- **Available records**

_ _ _ _ _ _ _

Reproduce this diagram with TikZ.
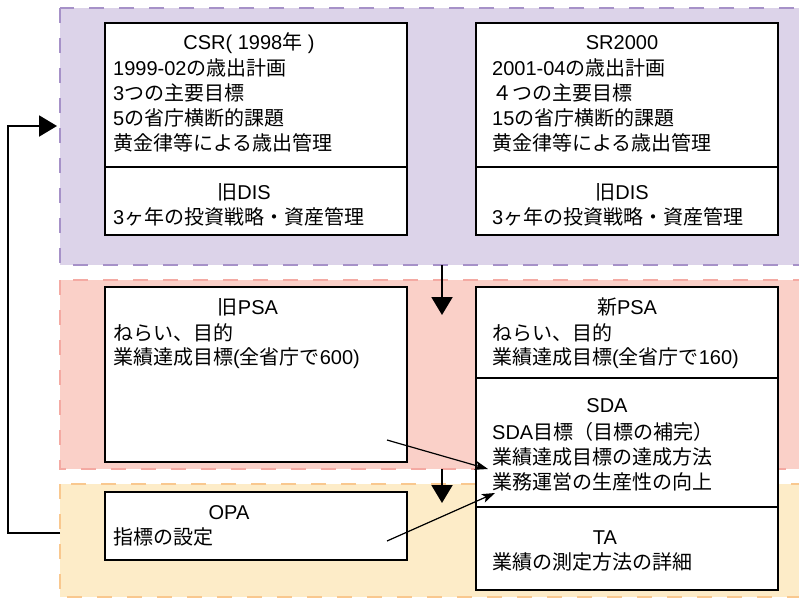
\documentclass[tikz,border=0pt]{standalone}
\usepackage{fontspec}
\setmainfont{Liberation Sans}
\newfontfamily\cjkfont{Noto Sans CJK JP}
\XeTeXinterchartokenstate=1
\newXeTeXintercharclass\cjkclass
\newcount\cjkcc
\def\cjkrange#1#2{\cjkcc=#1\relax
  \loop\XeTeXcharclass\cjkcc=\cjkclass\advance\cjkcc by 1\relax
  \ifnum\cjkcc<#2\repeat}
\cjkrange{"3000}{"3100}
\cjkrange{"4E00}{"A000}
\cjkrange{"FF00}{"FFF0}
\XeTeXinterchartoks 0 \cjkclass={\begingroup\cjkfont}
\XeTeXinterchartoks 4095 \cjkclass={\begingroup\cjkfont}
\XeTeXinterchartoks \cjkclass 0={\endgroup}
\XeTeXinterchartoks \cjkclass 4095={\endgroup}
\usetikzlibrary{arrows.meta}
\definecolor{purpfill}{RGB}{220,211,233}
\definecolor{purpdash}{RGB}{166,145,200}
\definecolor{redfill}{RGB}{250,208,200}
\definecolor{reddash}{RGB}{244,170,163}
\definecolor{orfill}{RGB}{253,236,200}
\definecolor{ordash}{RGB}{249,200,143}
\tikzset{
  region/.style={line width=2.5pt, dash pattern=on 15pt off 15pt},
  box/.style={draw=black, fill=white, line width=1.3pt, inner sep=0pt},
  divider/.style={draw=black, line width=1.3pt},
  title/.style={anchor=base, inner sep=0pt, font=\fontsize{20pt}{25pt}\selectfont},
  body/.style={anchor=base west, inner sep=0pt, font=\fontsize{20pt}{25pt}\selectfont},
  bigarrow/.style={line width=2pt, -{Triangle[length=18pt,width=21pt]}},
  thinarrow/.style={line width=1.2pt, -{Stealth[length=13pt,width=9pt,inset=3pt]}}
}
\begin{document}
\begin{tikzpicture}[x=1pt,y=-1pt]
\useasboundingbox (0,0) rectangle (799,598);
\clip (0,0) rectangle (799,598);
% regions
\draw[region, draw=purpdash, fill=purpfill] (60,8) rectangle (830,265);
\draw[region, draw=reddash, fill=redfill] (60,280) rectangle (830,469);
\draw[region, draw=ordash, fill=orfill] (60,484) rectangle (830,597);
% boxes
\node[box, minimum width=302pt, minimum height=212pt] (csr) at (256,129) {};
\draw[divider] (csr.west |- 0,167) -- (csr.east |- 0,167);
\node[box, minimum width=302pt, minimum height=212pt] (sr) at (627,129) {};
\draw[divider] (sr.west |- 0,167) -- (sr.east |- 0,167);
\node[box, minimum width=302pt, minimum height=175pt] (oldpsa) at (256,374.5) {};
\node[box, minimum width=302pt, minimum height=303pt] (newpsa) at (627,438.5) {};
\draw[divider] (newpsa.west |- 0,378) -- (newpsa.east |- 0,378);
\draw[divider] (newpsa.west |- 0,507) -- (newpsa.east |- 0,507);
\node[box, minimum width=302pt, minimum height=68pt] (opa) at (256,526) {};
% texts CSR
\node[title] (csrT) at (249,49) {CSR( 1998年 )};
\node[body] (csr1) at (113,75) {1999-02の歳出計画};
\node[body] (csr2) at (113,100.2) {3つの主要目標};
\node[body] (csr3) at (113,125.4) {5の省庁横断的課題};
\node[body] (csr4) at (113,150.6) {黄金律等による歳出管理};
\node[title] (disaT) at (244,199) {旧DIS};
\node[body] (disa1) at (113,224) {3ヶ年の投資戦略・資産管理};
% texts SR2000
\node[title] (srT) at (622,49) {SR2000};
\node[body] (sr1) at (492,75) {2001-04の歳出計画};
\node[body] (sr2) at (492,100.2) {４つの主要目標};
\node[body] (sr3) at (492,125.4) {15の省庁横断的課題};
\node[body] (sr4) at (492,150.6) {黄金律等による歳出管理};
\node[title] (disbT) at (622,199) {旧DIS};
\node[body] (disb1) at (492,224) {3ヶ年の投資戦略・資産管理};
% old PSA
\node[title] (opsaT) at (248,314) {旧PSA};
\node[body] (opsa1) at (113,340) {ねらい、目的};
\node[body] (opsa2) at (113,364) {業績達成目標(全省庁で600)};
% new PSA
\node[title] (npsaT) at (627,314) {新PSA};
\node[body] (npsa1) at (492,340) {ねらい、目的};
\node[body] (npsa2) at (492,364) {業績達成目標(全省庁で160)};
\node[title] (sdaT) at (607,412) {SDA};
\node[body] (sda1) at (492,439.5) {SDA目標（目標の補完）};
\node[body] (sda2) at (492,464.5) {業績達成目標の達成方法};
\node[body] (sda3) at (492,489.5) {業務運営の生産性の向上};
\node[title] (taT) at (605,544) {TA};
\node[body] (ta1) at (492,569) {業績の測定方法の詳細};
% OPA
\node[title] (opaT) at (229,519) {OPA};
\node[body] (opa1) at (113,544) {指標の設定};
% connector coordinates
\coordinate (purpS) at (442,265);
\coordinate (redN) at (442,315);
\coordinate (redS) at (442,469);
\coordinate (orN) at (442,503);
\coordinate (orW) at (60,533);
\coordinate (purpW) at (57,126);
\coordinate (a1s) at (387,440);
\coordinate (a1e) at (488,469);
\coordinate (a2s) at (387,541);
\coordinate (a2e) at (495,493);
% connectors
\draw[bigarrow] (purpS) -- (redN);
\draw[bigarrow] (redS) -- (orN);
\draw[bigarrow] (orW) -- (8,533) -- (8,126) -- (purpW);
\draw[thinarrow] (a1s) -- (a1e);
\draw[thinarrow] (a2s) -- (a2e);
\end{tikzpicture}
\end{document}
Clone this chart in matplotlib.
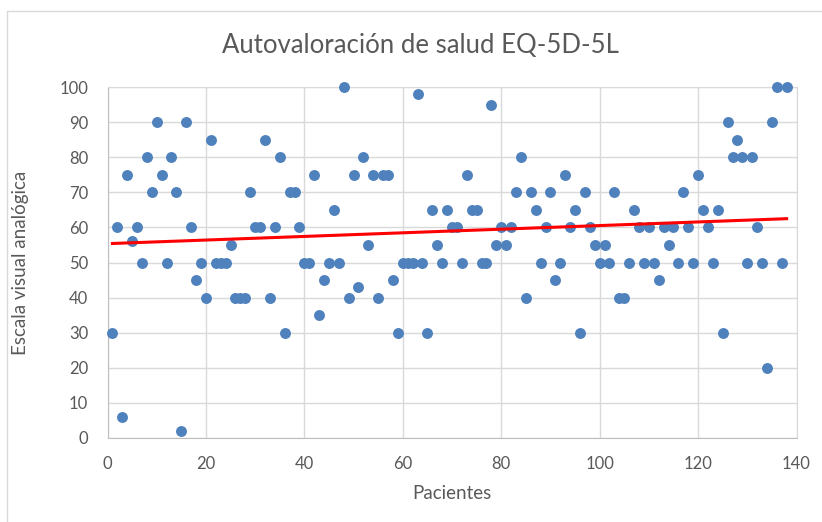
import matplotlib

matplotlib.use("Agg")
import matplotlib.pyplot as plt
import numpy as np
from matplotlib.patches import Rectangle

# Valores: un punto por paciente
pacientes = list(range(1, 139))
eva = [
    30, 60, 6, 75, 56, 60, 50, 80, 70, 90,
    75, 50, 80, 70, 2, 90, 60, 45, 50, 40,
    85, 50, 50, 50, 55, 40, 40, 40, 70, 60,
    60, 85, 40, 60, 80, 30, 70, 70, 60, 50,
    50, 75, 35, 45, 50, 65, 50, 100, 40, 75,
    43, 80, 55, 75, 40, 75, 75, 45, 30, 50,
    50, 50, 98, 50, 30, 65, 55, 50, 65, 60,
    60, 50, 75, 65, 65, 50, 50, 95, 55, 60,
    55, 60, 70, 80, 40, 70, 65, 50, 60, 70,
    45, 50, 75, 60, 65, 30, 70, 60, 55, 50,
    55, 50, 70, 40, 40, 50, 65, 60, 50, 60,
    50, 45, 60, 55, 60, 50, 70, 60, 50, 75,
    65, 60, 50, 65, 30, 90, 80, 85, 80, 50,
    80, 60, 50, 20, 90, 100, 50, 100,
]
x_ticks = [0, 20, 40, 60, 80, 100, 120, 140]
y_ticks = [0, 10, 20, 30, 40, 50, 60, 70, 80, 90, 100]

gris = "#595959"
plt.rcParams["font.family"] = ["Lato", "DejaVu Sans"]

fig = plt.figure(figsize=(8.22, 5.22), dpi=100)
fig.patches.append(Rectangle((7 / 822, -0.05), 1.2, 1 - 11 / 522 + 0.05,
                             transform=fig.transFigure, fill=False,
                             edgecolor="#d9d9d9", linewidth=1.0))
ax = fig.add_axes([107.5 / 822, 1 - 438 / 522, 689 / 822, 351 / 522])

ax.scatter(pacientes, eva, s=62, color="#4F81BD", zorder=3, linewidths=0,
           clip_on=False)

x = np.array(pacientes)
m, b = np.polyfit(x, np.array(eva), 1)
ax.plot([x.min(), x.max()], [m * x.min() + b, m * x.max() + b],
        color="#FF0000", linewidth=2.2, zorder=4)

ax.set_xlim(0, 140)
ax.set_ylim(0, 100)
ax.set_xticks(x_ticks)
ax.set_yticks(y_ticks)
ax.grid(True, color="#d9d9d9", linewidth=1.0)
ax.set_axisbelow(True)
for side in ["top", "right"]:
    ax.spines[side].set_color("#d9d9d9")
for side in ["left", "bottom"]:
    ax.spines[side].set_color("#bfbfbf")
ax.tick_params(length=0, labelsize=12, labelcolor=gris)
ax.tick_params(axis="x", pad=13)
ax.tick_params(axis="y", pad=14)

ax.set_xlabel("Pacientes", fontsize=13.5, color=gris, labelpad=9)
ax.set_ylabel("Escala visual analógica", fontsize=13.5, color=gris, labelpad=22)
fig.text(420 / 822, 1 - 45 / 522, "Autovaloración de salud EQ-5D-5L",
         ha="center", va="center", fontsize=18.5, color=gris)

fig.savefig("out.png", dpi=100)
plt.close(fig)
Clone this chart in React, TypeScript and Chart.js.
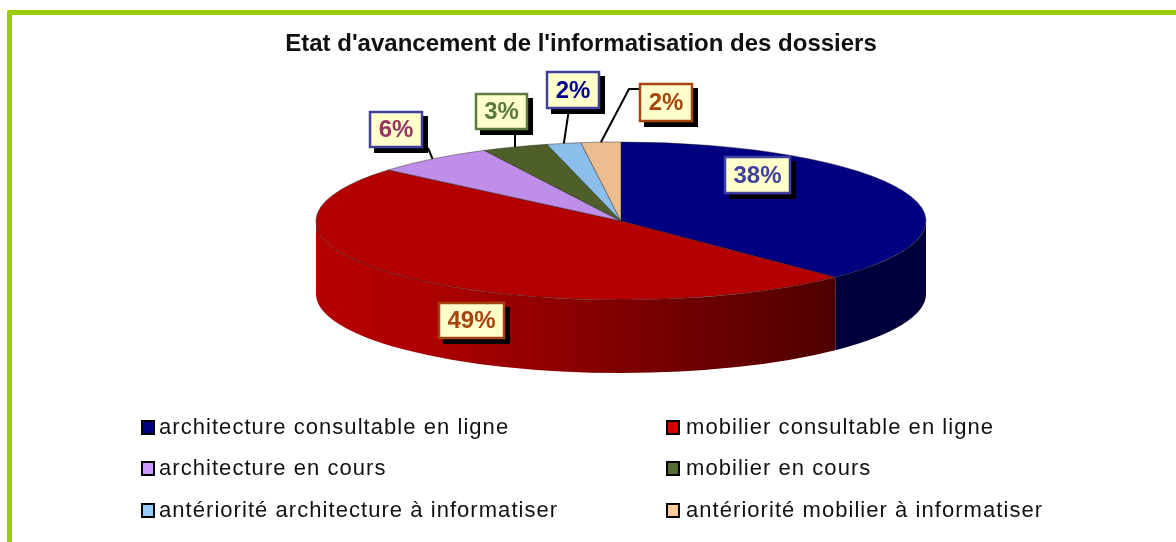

_ _ _ _ _ _ _

- **Instructions for the task**
Only the lines from the one holding "Clone this chart in matplotlib." to the one holding "clip_on=False)" should be returned, both included and exactly as written, with no pictures.

- **Result of the exercise**
Clone this chart in matplotlib.
import matplotlib

matplotlib.use("Agg")
import matplotlib.pyplot as plt
import numpy as np
from matplotlib.patches import Rectangle

# Valores: un punto por paciente
pacientes = list(range(1, 139))
eva = [
    30, 60, 6, 75, 56, 60, 50, 80, 70, 90,
    75, 50, 80, 70, 2, 90, 60, 45, 50, 40,
    85, 50, 50, 50, 55, 40, 40, 40, 70, 60,
    60, 85, 40, 60, 80, 30, 70, 70, 60, 50,
    50, 75, 35, 45, 50, 65, 50, 100, 40, 75,
    43, 80, 55, 75, 40, 75, 75, 45, 30, 50,
    50, 50, 98, 50, 30, 65, 55, 50, 65, 60,
    60, 50, 75, 65, 65, 50, 50, 95, 55, 60,
    55, 60, 70, 80, 40, 70, 65, 50, 60, 70,
    45, 50, 75, 60, 65, 30, 70, 60, 55, 50,
    55, 50, 70, 40, 40, 50, 65, 60, 50, 60,
    50, 45, 60, 55, 60, 50, 70, 60, 50, 75,
    65, 60, 50, 65, 30, 90, 80, 85, 80, 50,
    80, 60, 50, 20, 90, 100, 50, 100,
]
x_ticks = [0, 20, 40, 60, 80, 100, 120, 140]
y_ticks = [0, 10, 20, 30, 40, 50, 60, 70, 80, 90, 100]

gris = "#595959"
plt.rcParams["font.family"] = ["Lato", "DejaVu Sans"]

fig = plt.figure(figsize=(8.22, 5.22), dpi=100)
fig.patches.append(Rectangle((7 / 822, -0.05), 1.2, 1 - 11 / 522 + 0.05,
                             transform=fig.transFigure, fill=False,
                             edgecolor="#d9d9d9", linewidth=1.0))
ax = fig.add_axes([107.5 / 822, 1 - 438 / 522, 689 / 822, 351 / 522])

ax.scatter(pacientes, eva, s=62, color="#4F81BD", zorder=3, linewidths=0,
           clip_on=False)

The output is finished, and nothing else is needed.